Reading these comments prompted me to realize that I don't
agree with John's characterization of the requirement.

I don't believe the intent was that the "verbatim" requirement
was for "fast tracking".

I believe the intent was to be able to make it plain when the
text is the way it is for a reason and should not be messed
with:  as a chunk of a document (most likely) or a whole
document.  This may or may not produce a fast track.

Specific use cases:

        . "boilerplate" that's agreed on in an IETF working
          group to apply to all instances of derivative
          works (e.g., IANA registration documents, MIBs
          etc)

        . text referring to other organizations' work -- which
          has been carefully phrased and arranged with reps
          of that other organization to deal with some
          politically sensitive issue.


So -- if the current req reads like fast-tracking, IMO it
is wrong and needs to be fixed.

Which should blow out the requirement for LC announcement
meddling.

Leslie.



Brian E Carpenter wrote:
John C Klensin wrote:
...
often".  I'd be much more comfortable with the idea if two
additional things went with it:

(i) The proposal that a document will be fast-tracked in this
way must appear as part of the Last Call announcement so that
the community can comment on the necessity of doing that and on
the editorial readiness for publication "as is" as well as on
the technical substance of the document.  I would hope that we
can trust the IESG to either bounce the document or drop the
fast-track plan if there is significant negative feedback on
expedited publication as-is, rather than trying to rewrite the
document themselves.

I think this is a very reasonable requirement. It's
probably out of scope for techspec as such, since it's upstream
of when the draft is actually handed over for editing.
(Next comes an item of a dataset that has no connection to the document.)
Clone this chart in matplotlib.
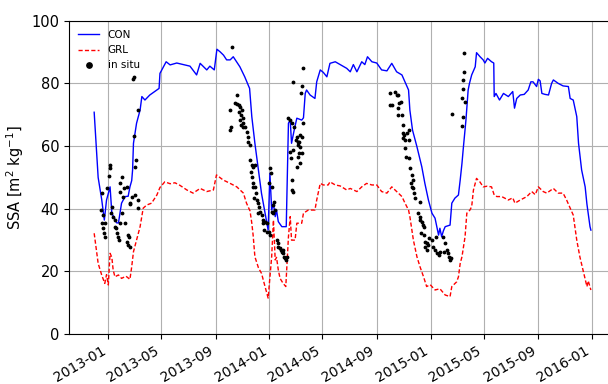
import numpy as np
import pandas as pd
import matplotlib
matplotlib.use("Agg")
import matplotlib.pyplot as plt
import matplotlib.dates as mdates

# ---- data (days since 2013-01-01, SSA values) ----
con_days = [-32, -23, -15, -9, -4, 4, 8, 19, 23, 30, 38, 45, 49, 53, 55, 57, 64, 72, 76, 83, 94, 110, 115, 117,
            131, 140, 155, 170, 185, 200, 208, 223, 230, 240, 246, 253, 261, 268, 276, 283, 298, 309, 320, 325,
            332, 340, 347, 355, 362, 366, 370, 374, 378, 381, 385, 393, 403, 408, 412, 415, 421, 427, 438, 442,
            446, 449, 457, 468, 472, 480, 487, 495, 502, 514, 525, 540, 548, 555, 563, 574, 581, 587, 597, 608,
            619, 631, 642, 653, 665, 672, 680, 683, 689, 699, 710, 717, 725, 733, 740, 748, 751, 755, 759, 763,
            774, 778, 785, 793, 797, 801, 804, 810, 815, 818, 823, 831, 834, 842, 849, 853, 859, 868, 873, 874,
            878, 886, 895, 906, 916, 920, 925, 933, 942, 951, 957, 962, 970, 974, 978, 982, 989, 997, 1004, 1008,
            1019, 1030, 1042, 1046, 1053, 1061, 1065, 1072, 1080, 1084, 1091, 1093]
con_vals = [70.8, 50.0, 43.0, 36.4, 42.8, 47.0, 38.6, 35.5, 35.5, 41.8, 43.9, 44.0, 47.0, 49.0, 52.4, 60.9, 67.3,
            71.5, 75.8, 74.7, 76.3, 77.9, 78.4, 83.2, 86.9, 85.9, 86.5, 86.0, 85.5, 82.7, 86.4, 84.3, 85.5, 84.3,
            90.9, 90.1, 89.0, 87.5, 87.5, 88.5, 85.3, 82.1, 78.4, 69.4, 60.9, 52.4, 44.9, 38.6, 33.2, 51.3, 39.6,
            41.8, 37.5, 39.6, 35.9, 34.3, 34.3, 67.3, 68.3, 60.9, 65.1, 68.9, 68.3, 69.0, 76.8, 77.9, 76.3, 75.2,
            80.5, 84.3, 83.5, 82.1, 86.4, 86.9, 86.0, 84.8, 83.7, 86.0, 83.7, 86.9, 86.0, 88.5, 86.9, 86.5, 84.3,
            84.0, 86.4, 83.7, 82.7, 80.5, 77.9, 71.5, 65.1, 59.8, 53.4, 48.1, 42.8, 38.6, 37.0, 31.6, 33.8, 31.1,
            33.0, 34.3, 34.8, 41.8, 43.4, 44.4, 49.2, 54.5, 59.3, 68.3, 77.9, 80.0, 82.7, 85.3, 89.8, 88.5, 87.5,
            86.5, 88.0, 86.9, 86.5, 75.8, 76.8, 74.7, 76.8, 75.8, 77.4, 72.1, 75.2, 76.3, 76.5, 77.9, 80.5, 80.5,
            79.0, 81.3, 80.8, 76.8, 76.5, 76.3, 80.0, 81.1, 80.0, 79.2, 79.0, 75.2, 74.7, 69.4, 60.9, 52.4, 47.0,
            41.5, 34.3, 33.2]

grl_days = [-32, -23, -15, -8, -4, 0, 4, 8, 11, 15, 23, 30, 40, 49, 53, 57, 64, 72, 79, 87, 98, 110, 117, 128,
            140, 151, 162, 178, 192, 208, 223, 238, 245, 260, 276, 291, 306, 313, 321, 325, 328, 332, 340, 347,
            355, 362, 366, 370, 374, 378, 381, 385, 389, 396, 402, 408, 412, 415, 423, 427, 438, 442, 453, 468,
            472, 480, 487, 498, 502, 514, 525, 540, 548, 563, 574, 585, 597, 608, 619, 631, 642, 653, 665, 672,
            680, 683, 691, 699, 706, 714, 721, 729, 740, 751, 763, 774, 778, 789, 793, 797, 801, 808, 812, 819,
            823, 827, 834, 842, 849, 858, 868, 874, 880, 891, 906, 916, 921, 933, 948, 959, 967, 974, 985, 993,
            1008, 1019, 1030, 1038, 1046, 1053, 1061, 1068, 1076, 1084, 1087, 1093]
grl_vals = [32.2, 22.6, 18.9, 16.2, 19.0, 15.7, 25.8, 24.5, 20.5, 18.3, 18.9, 17.8, 18.5, 17.5, 21.5, 26.3, 30.0,
            34.3, 40.2, 41.2, 41.8, 44.4, 46.8, 48.6, 48.0, 48.3, 47.5, 46.0, 45.0, 46.5, 45.5, 46.0, 50.8, 49.2,
            48.1, 47.0, 45.0, 41.8, 39.3, 35.4, 31.6, 24.7, 21.2, 19.4, 15.2, 11.5, 18.3, 24.7, 36.4, 23.7, 24.5,
            20.5, 17.8, 16.2, 15.2, 31.1, 37.5, 30.0, 30.0, 35.4, 35.4, 38.6, 39.6, 39.6, 42.8, 48.1, 47.6, 47.6,
            48.6, 47.6, 47.3, 46.0, 46.5, 45.5, 47.0, 48.1, 47.6, 47.6, 45.5, 45.0, 47.0, 45.5, 43.9, 41.8, 39.6,
            37.5, 30.0, 24.7, 21.5, 18.3, 15.2, 15.8, 14.1, 14.5, 12.5, 12.0, 15.2, 16.7, 18.3, 22.6, 24.7, 31.1,
            38.6, 39.6, 40.7, 46.0, 49.7, 48.5, 47.0, 47.2, 47.0, 44.4, 43.9, 43.9, 42.8, 43.5, 41.8, 42.8, 43.9,
            45.5, 44.5, 47.0, 45.5, 45.0, 46.5, 45.0, 45.0, 42.8, 40.2, 38.0, 30.0, 24.7, 20.0, 15.2, 17.0, 14.1]

obs_days = [55, 59, 68, 59, 62, 61, 4, 4, 2, -3, -15, 27, 27, 36, 42, 34, 49, 50, 68, 67, -17, -11, -8, -14, -11,
            -9, -8, 8, 6, 11, 15, 15, 17, 19, 23, 24, 30, 27, 38, 45, 48, 42, 45, 49, 53, 61, 32,
            280, 419, 291, 287, 291, 295, 298, 302, 297, 301, 304, 306, 304, 310, 298, 301, 276, 277, 276, 314,
            317, 317, 320, 321, 325, 328, 332, 323, 325, 328, 327, 332, 335, 331, 336, 340, 342, 338, 344, 347,
            351, 350, 355, 359, 353, 359, 366, 368, 365, 370, 372, 375, 378, 370, 374, 365, 366, 381, 385, 385,
            389, 391, 393, 396, 398, 400, 402, 404, 396, 408, 412, 415, 421, 425, 428, 433, 433, 414, 415, 430,
            418, 442, 438, 436, 442, 434, 438, 430, 434, 438, 430, 434, 427, 412, 415, 418,
            638, 637, 642, 649, 653, 657, 659, 662, 657, 657, 665, 667, 668, 670, 667, 672, 680, 680, 676, 672,
            674, 680, 683, 687, 689, 685, 687, 691, 693, 695, 706, 702, 705, 706, 710, 712, 714, 708, 714, 717,
            721, 717, 721, 725, 727, 733, 736, 740, 744, 748, 742, 759, 763, 767, 770, 772, 774, 776, 760, 751,
            806, 806, 804, 804, 800, 808, 779, 803, 802]
obs_vals = [81.3, 81.9, 71.5, 63.2, 55.6, 53.4, 54.0, 53.0, 50.5, 46.5, 45.0, 48.1, 45.5, 46.5, 47.0, 43.9, 41.8,
            41.5, 42.8, 40.2, 39.6, 38.0, 35.5, 35.5, 33.9, 32.3, 31.0, 40.7, 38.6, 37.5, 36.4, 34.3, 33.8, 32.2,
            31.1, 30.0, 38.6, 35.4, 35.4, 31.6, 31.1, 29.5, 28.5, 27.9, 43.9, 44.4, 50.2,
            91.7, 80.5, 76.3, 73.6, 73.4, 73.1, 72.6, 71.5, 71.0, 69.9, 68.9, 67.3, 66.2, 66.2, 68.3, 66.7, 71.5,
            66.2, 65.1, 64.6, 63.0, 61.4, 60.4, 55.6, 54.0, 53.4, 54.0, 51.8, 50.2, 48.1, 47.0, 47.0, 44.9, 43.3,
            42.8, 41.8, 40.7, 38.6, 39.1, 38.0, 36.4, 35.4, 35.9, 35.4, 33.2, 32.7, 52.9, 51.3, 48.1, 47.0, 41.2,
            42.3, 39.6, 39.1, 38.6, 32.7, 31.6, 30.0, 29.0, 27.9, 27.4, 26.9, 26.3, 25.8, 24.7, 24.2, 23.7, 24.7,
            26.9, 68.9, 68.3, 67.3, 66.2, 61.9, 63.0, 61.4, 57.7, 56.1, 46.0, 60.4, 58.8, 84.8, 79.2, 76.8, 67.3,
            63.5, 63.0, 61.4, 59.8, 57.7, 56.6, 54.5, 53.4, 58.2, 49.2, 45.5,
            76.8, 73.1, 73.1, 77.4, 76.3, 76.3, 73.6, 74.2, 72.1, 69.9, 69.9, 66.7, 64.1, 63.5, 62.5, 61.9, 65.1,
            61.9, 64.1, 59.3, 56.6, 56.1, 52.9, 50.8, 49.2, 48.1, 47.0, 46.5, 44.9, 43.3, 42.3, 38.6, 37.5, 36.4,
            35.9, 34.8, 34.3, 32.2, 31.6, 29.5, 29.0, 27.9, 26.9, 28.5, 30.6, 30.0, 27.9, 26.9, 25.8, 25.3, 31.1,
            31.1, 29.0, 26.9, 25.8, 24.7, 23.7, 24.2, 26.3, 26.3,
            89.8, 83.7, 81.1, 78.1, 75.2, 74.2, 70.1, 69.2, 66.5]

origin = pd.Timestamp("2013-01-01")
def to_dates(d):
    return origin + pd.to_timedelta(np.asarray(d, dtype=float), unit="D")

con_t = to_dates(con_days)
grl_t = to_dates(grl_days)
obs_t = to_dates(obs_days)

fig = plt.figure(figsize=(6.08, 3.84), dpi=100)
ax = fig.add_axes([0.1135, 0.1297, 0.8925, 0.8164])

ax.plot(con_t, con_vals, color="#0000ff", lw=1.0, label="CON")
ax.plot(grl_t, grl_vals, color="#ff0000", lw=1.0, ls="--", dashes=(3, 1.6), label="GRL")
ax.plot(obs_t, obs_vals, "k.", ms=3.5, label="in situ")

ax.set_xlim(origin - pd.Timedelta(days=89), origin + pd.Timedelta(days=1140))
ax.set_ylim(0, 100)
ax.set_yticks([0, 20, 40, 60, 80, 100])
ax.xaxis.set_major_locator(mdates.MonthLocator(bymonth=[1, 5, 9]))
ax.xaxis.set_major_formatter(mdates.DateFormatter("%Y-%m"))
ax.grid(True, color="#b0b0b0", lw=0.8)
ax.set_axisbelow(True)
ax.tick_params(axis="y", labelsize=10.5)
ax.tick_params(axis="x", labelsize=10)
for lab in ax.get_xticklabels():
    lab.set_rotation(30)
    lab.set_ha("right")
ax.set_ylabel("SSA [m$^2$ kg$^{-1}$]", fontsize=10.5)
ax.legend(loc="upper left", frameon=False, fontsize=7.5, markerscale=2.2)

fig.savefig("out.png", dpi=100)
All it needs is one sentence in the Last Call text, and
any comments on that point would need to be considered
just like any other LC comment.

(ii) The decision to fast-track a document in this way must be
appealable by any impacted party in the community including, if
the document is judged unsatisfactory under our presumably-high
publication quality, by the technical publisher themselves.

This seems to be guaranteed by the existing right of appeal
against IESG approvals, which is open to any individual.